University of Manchester / Physics and Astronomy
Owing to sustained efforts during the past decades, “quantum technologies” have evolved from theory to the first wave of commercial devices. However, many prospective applications demand an accuracy in the manipulation of ultra-cold microscopic systems that is currently out of reach. Further progress will require design principles that are both thermodynamically efficient and robust to environmental disturbances. Resolving these issues is paramount within the emerging field of quantum thermodynamics.

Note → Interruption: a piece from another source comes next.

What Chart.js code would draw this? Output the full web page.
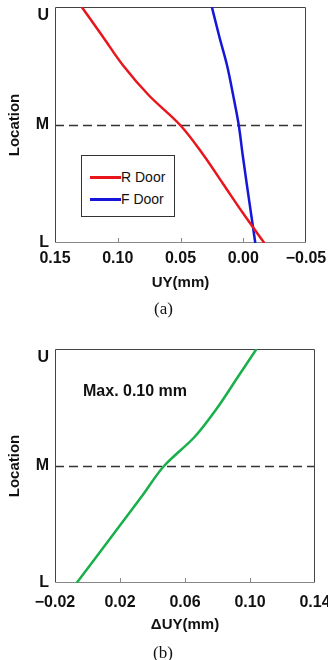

Here my research will address a fundamental question: when driving a quantum system from one state to another, what is the most thermodynamically optimal route to take? Quantifying what is ‘optimal’ in quantum thermodynamics is a subtle issue, as there are a multitude of interrelated factors that must be taken into account. While energy efficiency is one figure of merit, increasing this typically comes at a price of reduced power output. Furthermore, a microscopic system can also suffer from unwanted statistical fluctuations that render it unreliable when performing tasks such as cooling, converting heat into work or processing information. This means that the most efficient route in a given amount of time may not be the most reliable or powerful, and one must account for this trade-off when designing any quantum thermal machine or device. The aim of this research will be to develop novel methods for optimising this balance between the power, efficiency and reliability of achievable thermodynamic protocols in the quantum regime.
To achieve this I will utilise new techniques from information geometry, which will provide a means of describing thermodynamic processes in terms of an underlying geometric representation. With this approach, optimal processes can be determined by finding the shortest curves (‘geodesics’) within the space of control parameters. This method will be used to tackle a broad range of optimisation problems such as energy-efficient quantum cooling, minimising heat dissipation in quantum computing and improving the work output of quantum heat engines. Bridging quantum thermodynamics with information geometry will lend new insight into the interplay between power, efficiency and reliability in the microscopic regime, while providing a powerful framework for optimising the performance of experimentally realisable quantum thermal devices.
"My research will address a fundamental question: when driving a quantum system from one state to another, what is the most thermodynamically optimal route to take?"